──────── Given information

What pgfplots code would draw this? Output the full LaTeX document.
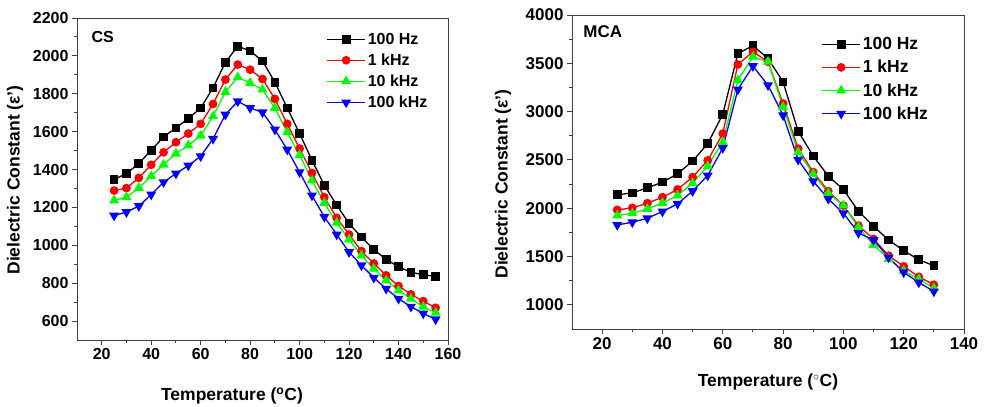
\documentclass[border=0pt]{standalone}
\usepackage{fontspec}
\setmainfont{Liberation Sans}
\usepackage{pgfplots}
\pgfplotsset{compat=1.18}

\pgfplotsset{
  diel/.style={
    scale only axis,
    xmin=10,
    tick align=outside,
    xtick pos=bottom, ytick pos=left,
    minor x tick num=1, minor y tick num=1,
    major tick length=5bp, minor tick length=3bp,
    axis line style={black!75, line width=0.9bp},
    tick style={black!75, line width=0.9bp},
    /pgf/number format/assume math mode=true,
    /pgf/number format/1000 sep={},
    ticklabel style={font=\bfseries\fontsize{16bp}{18bp}\selectfont},
    legend style={draw=none, fill=none, inner sep=0pt, anchor=north west,
      font=\bfseries\fontsize{16bp}{18bp}\selectfont, row sep=4bp},
    legend cell align=left,
    legend image code/.code={\draw[mark repeat=2,mark phase=2] plot coordinates {(0bp,0bp) (19bp,0bp) (38bp,0bp)};},
    every axis plot/.append style={line width=1.3bp, mark size=3.7bp},
  },
  hz100/.style={black, mark=square*},
  khz1/.style={red, mark=*},
  khz10/.style={green, mark=triangle*, mark size=4.5bp},
  khz100/.style={blue, mark=triangle*, mark size=4.5bp, mark options={rotate=180}},
}

\begin{document}
\begin{tikzpicture}
\path[use as bounding box] (-77bp,-67bp) rectangle (907bp,340bp);

\begin{axis}[diel,
  width=371bp, height=322bp,
  xmax=160, ymin=500, ymax=2200,
  xtick={20,40,...,160}, ytick={600,800,...,2200},
  legend style={at={(0.672,0.96)}},
]
\addplot[hz100] coordinates {
 (25,1347) (30,1379) (35,1432) (40,1502) (45,1572) (50,1620) (55,1669) (60,1725)
 (65,1831) (70,1966) (75,2051) (80,2026) (85,1973) (90,1861) (95,1725) (100,1590)
 (105,1449) (110,1317) (115,1212) (120,1115) (125,1043) (130,978) (135,925) (140,887)
 (145,858) (150,844) (155,836)};
\addplot[khz1] coordinates {
 (25,1289) (30,1302) (35,1356) (40,1425) (45,1491) (50,1544) (55,1590) (60,1641)
 (65,1746) (70,1875) (75,1954) (80,1927) (85,1878) (90,1773) (95,1641) (100,1511)
 (105,1382) (110,1254) (115,1145) (120,1057) (125,969) (130,904) (135,841) (140,785)
 (145,741) (150,705) (155,670)};
\addplot[khz10] coordinates {
 (25,1237) (30,1254) (35,1303) (40,1365) (45,1426) (50,1484) (55,1527) (60,1579)
 (65,1681) (70,1810) (75,1887) (80,1857) (85,1822) (90,1725) (95,1597) (100,1476)
 (105,1342) (110,1224) (115,1119) (120,1031) (125,946) (130,876) (135,814) (140,762)
 (145,718) (150,676) (155,644)};
\addplot[khz100] coordinates {
 (25,1157) (30,1175) (35,1207) (40,1268) (45,1333) (50,1379) (55,1421) (60,1470)
 (65,1562) (70,1690) (75,1760) (80,1725) (85,1702) (90,1611) (95,1505) (100,1386)
 (105,1263) (110,1150) (115,1057) (120,964) (125,894) (130,829) (135,771) (140,718)
 (145,676) (150,640) (155,609)};
\legend{100 Hz, 1 kHz, 10 kHz, 100 kHz}
\node[anchor=west, font=\bfseries\fontsize{16bp}{18bp}\selectfont] at (axis description cs:0.03,0.94) {CS};
\end{axis}

\begin{axis}[diel, at={(495bp,11bp)},
  width=392bp, height=314bp,
  xmax=140, ymin=750, ymax=4000,
  xtick={20,40,...,140}, ytick={1000,1500,...,4000},
  ticklabel style={font=\bfseries\fontsize{17bp}{19bp}\selectfont},
  legend style={at={(0.636,0.935)}, font=\bfseries\fontsize{17.5bp}{19bp}\selectfont, row sep=5bp},
]
\addplot[hz100] coordinates {
 (25,2139) (30,2159) (35,2211) (40,2270) (45,2356) (50,2488) (55,2668) (60,2972)
 (65,3602) (70,3682) (75,3550) (80,3308) (85,2796) (90,2540) (95,2332) (100,2194)
 (105,1969) (110,1813) (115,1671) (120,1561) (125,1467) (130,1405)};
\addplot[khz1] coordinates {
 (25,1983) (30,2004) (35,2052) (40,2114) (45,2194) (50,2322) (55,2495) (60,2772)
 (65,3488) (70,3619) (75,3516) (80,3083) (85,2616) (90,2374) (95,2177) (100,2028)
 (105,1820) (110,1682) (115,1509) (120,1398) (125,1291) (130,1208)};
\addplot[khz10] coordinates {
 (25,1924) (30,1948) (35,1993) (40,2055) (45,2132) (50,2260) (55,2436) (60,2685)
 (65,3325) (70,3567) (75,3516) (80,3048) (85,2581) (90,2356) (95,2156) (100,2028)
 (105,1803) (110,1620) (115,1474) (120,1353) (125,1267) (130,1173)};
\addplot[khz100] coordinates {
 (25,1827) (30,1855) (35,1896) (40,1966) (45,2045) (50,2177) (55,2339) (60,2623)
 (65,3228) (70,3471) (75,3273) (80,2962) (85,2502) (90,2280) (95,2097) (100,1948)
 (105,1744) (110,1671) (115,1491) (120,1336) (125,1232) (130,1139)};
\legend{100 Hz, 1 kHz, 10 kHz, 100 kHz}
\node[anchor=west, font=\bfseries\fontsize{17bp}{19bp}\selectfont] at (axis description cs:0.02,0.946) {MCA};
\end{axis}

\node[rotate=90, font=\bfseries\fontsize{17.5bp}{20bp}\selectfont] at (-62bp,160bp) {Dielectric Constant (ε')};
\node[font=\bfseries\fontsize{17.5bp}{20bp}\selectfont] at (155bp,-56bp) {Temperature (\textsuperscript{o}C)};
\node[rotate=90, font=\bfseries\fontsize{17.5bp}{20bp}\selectfont] at (426bp,156bp) {Dielectric Constant (ε')};
\node[font=\bfseries\fontsize{17.5bp}{20bp}\selectfont] at (691bp,-42bp) {Temperature ($^{\circ}$C)};
\end{tikzpicture}
\end{document}
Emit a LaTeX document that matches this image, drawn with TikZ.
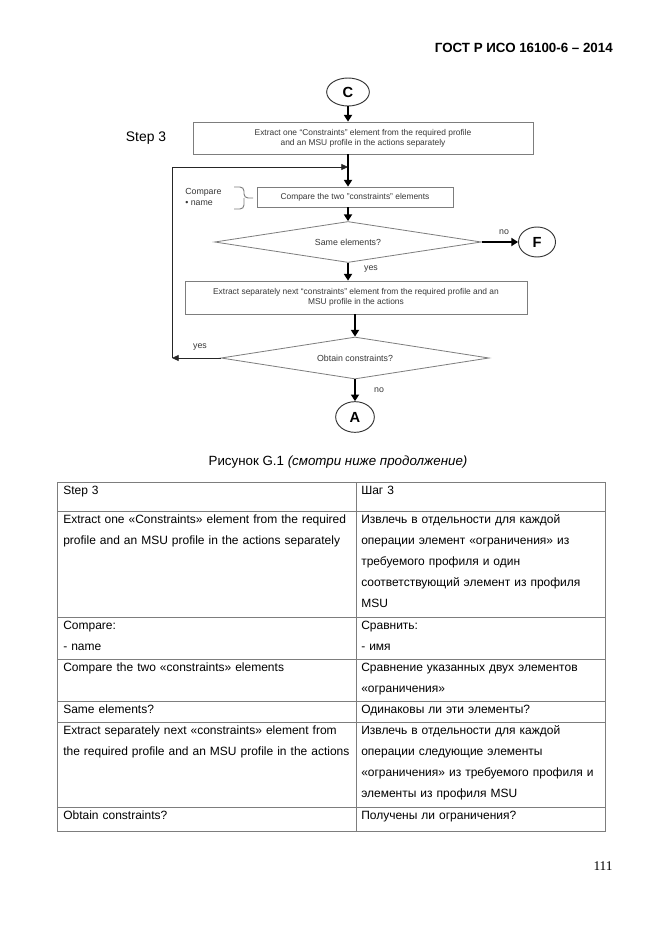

────────────────

— Exercise task —
Reproduce every entry word for word, but omit the pictures.

— Answer to this exercise —
What pgfplots code would draw this? Output the full LaTeX document.
\documentclass[border=0pt]{standalone}
\usepackage{fontspec}
\setmainfont{Liberation Sans}
\usepackage{pgfplots}
\pgfplotsset{compat=1.18}

\pgfplotsset{
  diel/.style={
    scale only axis,
    xmin=10,
    tick align=outside,
    xtick pos=bottom, ytick pos=left,
    minor x tick num=1, minor y tick num=1,
    major tick length=5bp, minor tick length=3bp,
    axis line style={black!75, line width=0.9bp},
    tick style={black!75, line width=0.9bp},
    /pgf/number format/assume math mode=true,
    /pgf/number format/1000 sep={},
    ticklabel style={font=\bfseries\fontsize{16bp}{18bp}\selectfont},
    legend style={draw=none, fill=none, inner sep=0pt, anchor=north west,
      font=\bfseries\fontsize{16bp}{18bp}\selectfont, row sep=4bp},
    legend cell align=left,
    legend image code/.code={\draw[mark repeat=2,mark phase=2] plot coordinates {(0bp,0bp) (19bp,0bp) (38bp,0bp)};},
    every axis plot/.append style={line width=1.3bp, mark size=3.7bp},
  },
  hz100/.style={black, mark=square*},
  khz1/.style={red, mark=*},
  khz10/.style={green, mark=triangle*, mark size=4.5bp},
  khz100/.style={blue, mark=triangle*, mark size=4.5bp, mark options={rotate=180}},
}

\begin{document}
\begin{tikzpicture}
\path[use as bounding box] (-77bp,-67bp) rectangle (907bp,340bp);

\begin{axis}[diel,
  width=371bp, height=322bp,
  xmax=160, ymin=500, ymax=2200,
  xtick={20,40,...,160}, ytick={600,800,...,2200},
  legend style={at={(0.672,0.96)}},
]
\addplot[hz100] coordinates {
 (25,1347) (30,1379) (35,1432) (40,1502) (45,1572) (50,1620) (55,1669) (60,1725)
 (65,1831) (70,1966) (75,2051) (80,2026) (85,1973) (90,1861) (95,1725) (100,1590)
 (105,1449) (110,1317) (115,1212) (120,1115) (125,1043) (130,978) (135,925) (140,887)
 (145,858) (150,844) (155,836)};
\addplot[khz1] coordinates {
 (25,1289) (30,1302) (35,1356) (40,1425) (45,1491) (50,1544) (55,1590) (60,1641)
 (65,1746) (70,1875) (75,1954) (80,1927) (85,1878) (90,1773) (95,1641) (100,1511)
 (105,1382) (110,1254) (115,1145) (120,1057) (125,969) (130,904) (135,841) (140,785)
 (145,741) (150,705) (155,670)};
\addplot[khz10] coordinates {
 (25,1237) (30,1254) (35,1303) (40,1365) (45,1426) (50,1484) (55,1527) (60,1579)
 (65,1681) (70,1810) (75,1887) (80,1857) (85,1822) (90,1725) (95,1597) (100,1476)
 (105,1342) (110,1224) (115,1119) (120,1031) (125,946) (130,876) (135,814) (140,762)
 (145,718) (150,676) (155,644)};
\addplot[khz100] coordinates {
 (25,1157) (30,1175) (35,1207) (40,1268) (45,1333) (50,1379) (55,1421) (60,1470)
 (65,1562) (70,1690) (75,1760) (80,1725) (85,1702) (90,1611) (95,1505) (100,1386)
 (105,1263) (110,1150) (115,1057) (120,964) (125,894) (130,829) (135,771) (140,718)
 (145,676) (150,640) (155,609)};
\legend{100 Hz, 1 kHz, 10 kHz, 100 kHz}
\node[anchor=west, font=\bfseries\fontsize{16bp}{18bp}\selectfont] at (axis description cs:0.03,0.94) {CS};
\end{axis}

\begin{axis}[diel, at={(495bp,11bp)},
  width=392bp, height=314bp,
  xmax=140, ymin=750, ymax=4000,
  xtick={20,40,...,140}, ytick={1000,1500,...,4000},
  ticklabel style={font=\bfseries\fontsize{17bp}{19bp}\selectfont},
  legend style={at={(0.636,0.935)}, font=\bfseries\fontsize{17.5bp}{19bp}\selectfont, row sep=5bp},
]
\addplot[hz100] coordinates {
 (25,2139) (30,2159) (35,2211) (40,2270) (45,2356) (50,2488) (55,2668) (60,2972)
 (65,3602) (70,3682) (75,3550) (80,3308) (85,2796) (90,2540) (95,2332) (100,2194)
 (105,1969) (110,1813) (115,1671) (120,1561) (125,1467) (130,1405)};
\addplot[khz1] coordinates {
 (25,1983) (30,2004) (35,2052) (40,2114) (45,2194) (50,2322) (55,2495) (60,2772)
 (65,3488) (70,3619) (75,3516) (80,3083) (85,2616) (90,2374) (95,2177) (100,2028)
 (105,1820) (110,1682) (115,1509) (120,1398) (125,1291) (130,1208)};
\addplot[khz10] coordinates {
 (25,1924) (30,1948) (35,1993) (40,2055) (45,2132) (50,2260) (55,2436) (60,2685)
 (65,3325) (70,3567) (75,3516) (80,3048) (85,2581) (90,2356) (95,2156) (100,2028)
 (105,1803) (110,1620) (115,1474) (120,1353) (125,1267) (130,1173)};
\addplot[khz100] coordinates {
 (25,1827) (30,1855) (35,1896) (40,1966) (45,2045) (50,2177) (55,2339) (60,2623)
 (65,3228) (70,3471) (75,3273) (80,2962) (85,2502) (90,2280) (95,2097) (100,1948)
 (105,1744) (110,1671) (115,1491) (120,1336) (125,1232) (130,1139)};
\legend{100 Hz, 1 kHz, 10 kHz, 100 kHz}
\node[anchor=west, font=\bfseries\fontsize{17bp}{19bp}\selectfont] at (axis description cs:0.02,0.946) {MCA};
\end{axis}

\node[rotate=90, font=\bfseries\fontsize{17.5bp}{20bp}\selectfont] at (-62bp,160bp) {Dielectric Constant (ε')};
\node[font=\bfseries\fontsize{17.5bp}{20bp}\selectfont] at (155bp,-56bp) {Temperature (\textsuperscript{o}C)};
\node[rotate=90, font=\bfseries\fontsize{17.5bp}{20bp}\selectfont] at (426bp,156bp) {Dielectric Constant (ε')};
\node[font=\bfseries\fontsize{17.5bp}{20bp}\selectfont] at (691bp,-42bp) {Temperature ($^{\circ}$C)};
\end{tikzpicture}
\end{document}
Emit a LaTeX document that matches this image, drawn with TikZ.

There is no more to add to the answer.